La migrazione di africani dalle
zone subsahariane verso la Libia è un esempio di selezione naturale
del più forte, di darwiniana memoria. Solo i più forti arrivano in
Italia. I più deboli soccombono durante il viaggio e vengono
seppelliti in fosse comuni da quegli stessi operatori incaricati di
trasportarli verso la Libia. Muoiono per debolezza e sfinimento o per
malattie, ma possono anche incappare in aguzzini che approfittano di
loro in vario modo, subendo anche torture fisiche e mentali. Già
essere stipati in piccoli spazi, senza privacy né comodità alcuna,
è una forma di tortura, secondo i canoni occidentali.
E poi, se
qualcosa va storto durante la traversata in mare, si finisce in pasto
ai pesci. C’è qualcosa di epico in queste migrazioni e noi non
possiamo non rimanere ammirati da tanta determinazione.
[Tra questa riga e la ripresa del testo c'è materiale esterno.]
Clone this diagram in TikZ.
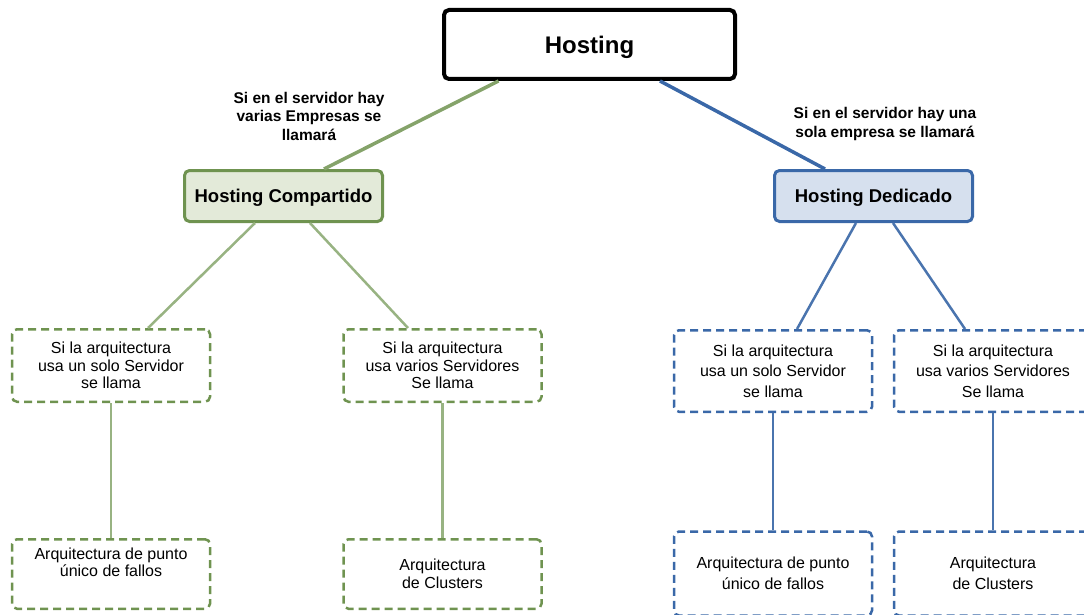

Peccato che
tale operazione vada a nostro discapito e più ne arriveranno, di
africani, più disagi ci saranno per tutti, autoctoni e alloctoni.
Nessuno di noi desidera che queste povere creature muoiano per
strada, nel deserto affocato o nel freddo mare, ma anche noi indigeni
abbiamo il diritto di vivere nella nostra terra, che abbiamo
ereditato dai nostri padri. Chi non vuole capire questo, dei politici italiani, è uno scellerato traditore.